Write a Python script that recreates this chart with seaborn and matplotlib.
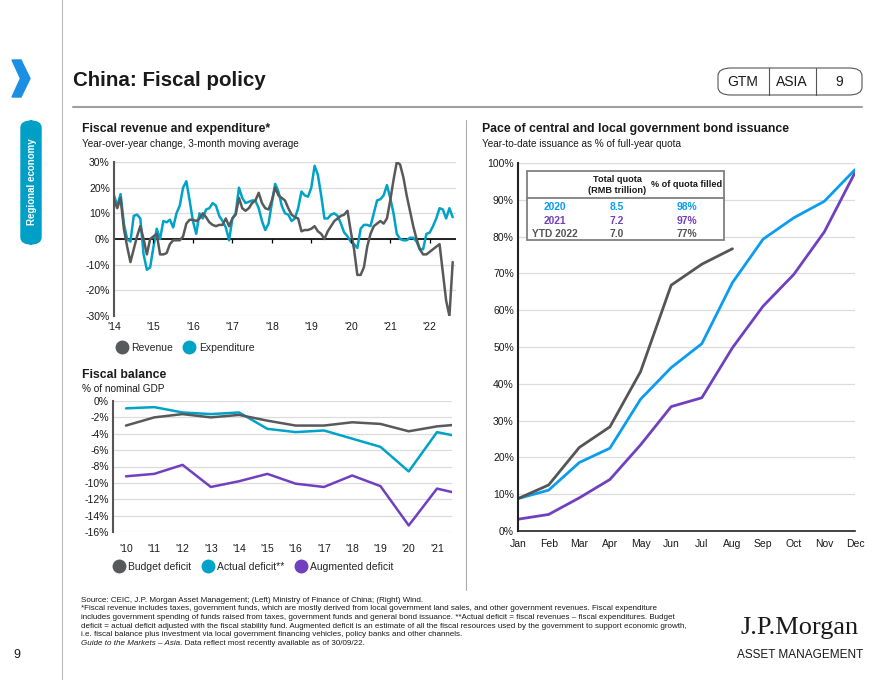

---

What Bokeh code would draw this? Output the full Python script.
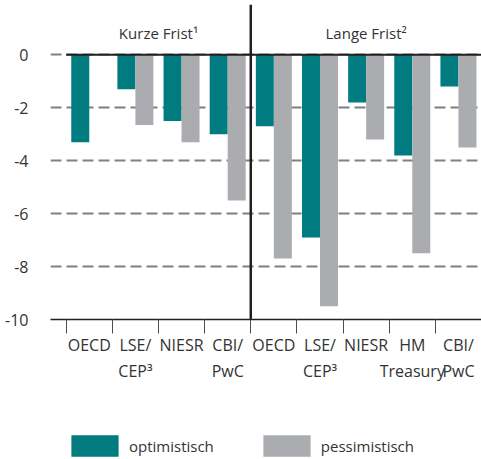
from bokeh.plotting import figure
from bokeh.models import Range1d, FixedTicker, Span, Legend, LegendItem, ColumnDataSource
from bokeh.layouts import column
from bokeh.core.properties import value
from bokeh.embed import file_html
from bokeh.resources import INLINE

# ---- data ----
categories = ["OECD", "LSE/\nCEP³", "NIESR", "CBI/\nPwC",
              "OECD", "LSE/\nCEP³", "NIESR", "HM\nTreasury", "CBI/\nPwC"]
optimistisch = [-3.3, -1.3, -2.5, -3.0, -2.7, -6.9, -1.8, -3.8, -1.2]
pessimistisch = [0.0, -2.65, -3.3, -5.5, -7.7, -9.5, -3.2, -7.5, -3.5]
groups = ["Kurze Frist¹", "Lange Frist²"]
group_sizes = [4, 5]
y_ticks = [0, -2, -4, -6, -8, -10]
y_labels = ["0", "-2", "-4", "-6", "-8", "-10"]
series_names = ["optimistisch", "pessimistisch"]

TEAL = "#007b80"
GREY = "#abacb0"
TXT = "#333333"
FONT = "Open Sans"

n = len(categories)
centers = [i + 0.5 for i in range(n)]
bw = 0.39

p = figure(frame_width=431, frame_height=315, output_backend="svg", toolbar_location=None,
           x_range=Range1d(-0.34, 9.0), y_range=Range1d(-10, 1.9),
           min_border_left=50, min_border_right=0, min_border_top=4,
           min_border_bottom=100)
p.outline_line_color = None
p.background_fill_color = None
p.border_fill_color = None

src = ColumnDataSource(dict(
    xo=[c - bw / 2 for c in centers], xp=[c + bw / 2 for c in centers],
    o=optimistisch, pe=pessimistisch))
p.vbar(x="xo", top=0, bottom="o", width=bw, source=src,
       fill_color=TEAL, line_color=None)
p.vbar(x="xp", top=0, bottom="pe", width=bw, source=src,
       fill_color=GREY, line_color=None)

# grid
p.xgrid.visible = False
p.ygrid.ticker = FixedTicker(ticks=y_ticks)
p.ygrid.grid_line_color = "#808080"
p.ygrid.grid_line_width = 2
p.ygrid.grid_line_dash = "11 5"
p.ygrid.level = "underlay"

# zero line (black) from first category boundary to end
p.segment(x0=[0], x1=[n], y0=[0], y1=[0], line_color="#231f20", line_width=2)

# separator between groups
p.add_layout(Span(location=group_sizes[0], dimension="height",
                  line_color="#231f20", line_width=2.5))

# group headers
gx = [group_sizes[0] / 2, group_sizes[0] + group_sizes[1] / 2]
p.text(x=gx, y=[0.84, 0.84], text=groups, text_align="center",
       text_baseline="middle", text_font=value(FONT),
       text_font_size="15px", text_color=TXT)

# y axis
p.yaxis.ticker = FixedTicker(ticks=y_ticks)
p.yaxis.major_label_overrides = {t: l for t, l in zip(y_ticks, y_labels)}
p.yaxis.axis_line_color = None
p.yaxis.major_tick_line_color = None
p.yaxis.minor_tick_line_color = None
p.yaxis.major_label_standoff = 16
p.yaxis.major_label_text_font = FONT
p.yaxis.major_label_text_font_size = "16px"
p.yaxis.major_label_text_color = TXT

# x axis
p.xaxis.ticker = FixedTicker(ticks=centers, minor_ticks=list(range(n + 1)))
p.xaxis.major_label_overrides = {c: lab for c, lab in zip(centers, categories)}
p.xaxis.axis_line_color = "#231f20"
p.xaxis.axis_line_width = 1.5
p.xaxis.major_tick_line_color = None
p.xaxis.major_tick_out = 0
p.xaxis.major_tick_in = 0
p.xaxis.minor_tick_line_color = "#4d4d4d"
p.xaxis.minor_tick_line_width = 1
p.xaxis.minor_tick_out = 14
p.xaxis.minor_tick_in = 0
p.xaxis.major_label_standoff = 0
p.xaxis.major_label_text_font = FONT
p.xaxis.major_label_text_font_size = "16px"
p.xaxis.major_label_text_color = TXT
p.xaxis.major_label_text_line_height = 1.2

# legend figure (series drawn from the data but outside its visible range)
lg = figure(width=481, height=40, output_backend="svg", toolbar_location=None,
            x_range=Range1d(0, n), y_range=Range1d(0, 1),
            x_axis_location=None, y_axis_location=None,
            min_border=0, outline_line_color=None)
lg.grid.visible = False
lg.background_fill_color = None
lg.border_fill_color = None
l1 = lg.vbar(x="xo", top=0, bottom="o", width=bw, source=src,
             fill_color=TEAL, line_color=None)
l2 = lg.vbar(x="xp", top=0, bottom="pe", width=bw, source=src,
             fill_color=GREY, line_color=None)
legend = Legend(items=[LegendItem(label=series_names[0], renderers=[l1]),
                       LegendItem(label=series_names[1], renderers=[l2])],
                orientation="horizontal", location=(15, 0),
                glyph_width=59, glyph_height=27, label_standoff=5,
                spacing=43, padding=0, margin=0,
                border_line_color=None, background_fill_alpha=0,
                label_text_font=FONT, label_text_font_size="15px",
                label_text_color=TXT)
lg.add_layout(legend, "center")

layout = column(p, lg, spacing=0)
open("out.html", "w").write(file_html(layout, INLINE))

§ Prompt: Working from the entries above, reproduce exactly and only the lines beginning with the line that has "What Bokeh code" and ending with the line that has "p.border_fill_color = None"; omit all pictures.

§ Exercise output:
What Bokeh code would draw this? Output the full Python script.
from bokeh.plotting import figure
from bokeh.models import Range1d, FixedTicker, Span, Legend, LegendItem, ColumnDataSource
from bokeh.layouts import column
from bokeh.core.properties import value
from bokeh.embed import file_html
from bokeh.resources import INLINE

# ---- data ----
categories = ["OECD", "LSE/\nCEP³", "NIESR", "CBI/\nPwC",
              "OECD", "LSE/\nCEP³", "NIESR", "HM\nTreasury", "CBI/\nPwC"]
optimistisch = [-3.3, -1.3, -2.5, -3.0, -2.7, -6.9, -1.8, -3.8, -1.2]
pessimistisch = [0.0, -2.65, -3.3, -5.5, -7.7, -9.5, -3.2, -7.5, -3.5]
groups = ["Kurze Frist¹", "Lange Frist²"]
group_sizes = [4, 5]
y_ticks = [0, -2, -4, -6, -8, -10]
y_labels = ["0", "-2", "-4", "-6", "-8", "-10"]
series_names = ["optimistisch", "pessimistisch"]

TEAL = "#007b80"
GREY = "#abacb0"
TXT = "#333333"
FONT = "Open Sans"

n = len(categories)
centers = [i + 0.5 for i in range(n)]
bw = 0.39

p = figure(frame_width=431, frame_height=315, output_backend="svg", toolbar_location=None,
           x_range=Range1d(-0.34, 9.0), y_range=Range1d(-10, 1.9),
           min_border_left=50, min_border_right=0, min_border_top=4,
           min_border_bottom=100)
p.outline_line_color = None
p.background_fill_color = None
p.border_fill_color = None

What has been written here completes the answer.